- Directed by: Leonardo Di Costanzo
- Screenplay by: Leonardo Di Costanzo Bruno Oliviero Valia Santella
- Starring: Toni Servillo Silvio Orlando
- Cinematography: Luca Bigazzi
- Music by: Pasquale Scialò
- Release dates: September 5, 2021 (Venice); October 14, 2021 (Italy);
- Running time: 117 minutes
- Language: Italian

= The Inner Cage =

The Inner Cage (Ariaferma, from aria ferma 'still air') is a 2021 Italian-Swiss prison drama film co-written and directed by Leonardo Di Costanzo.

The film premiered out of competition at the 78th Venice International Film Festival.
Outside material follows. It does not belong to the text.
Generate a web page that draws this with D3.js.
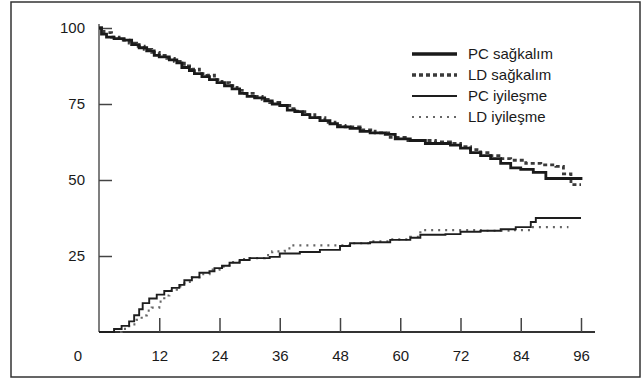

The film won two David di Donatello Awards, for best original screenplay and for best actor (Silvio Orlando).

==Plot==
An old prison built in the 19th century, located in a remote and unspecified part of the Italian territory, is being decommissioned. As a result of bureaucratic holdups the transfers have been blocked and a dozen inmates are left, along with a few guards, waiting to be sent to new destinations.

== Cast ==

- Toni Servillo: Gaetano Gargiulo
- Silvio Orlando: Carmine Lagioia
- Fabrizio Ferracane: Franco Coletti
- Salvatore Striano: Cacace
- Roberto De Francesco: Buonocore
==Reception==
The Inner Cage has an approval rating of 89% on review aggregator website Rotten Tomatoes, based on 9 reviews, and an average rating of 7/10.

== Distribution ==
After being presented out of competition at the Venice exhibition, the film was distributed in Italian cinemas starting from 14 October 2021.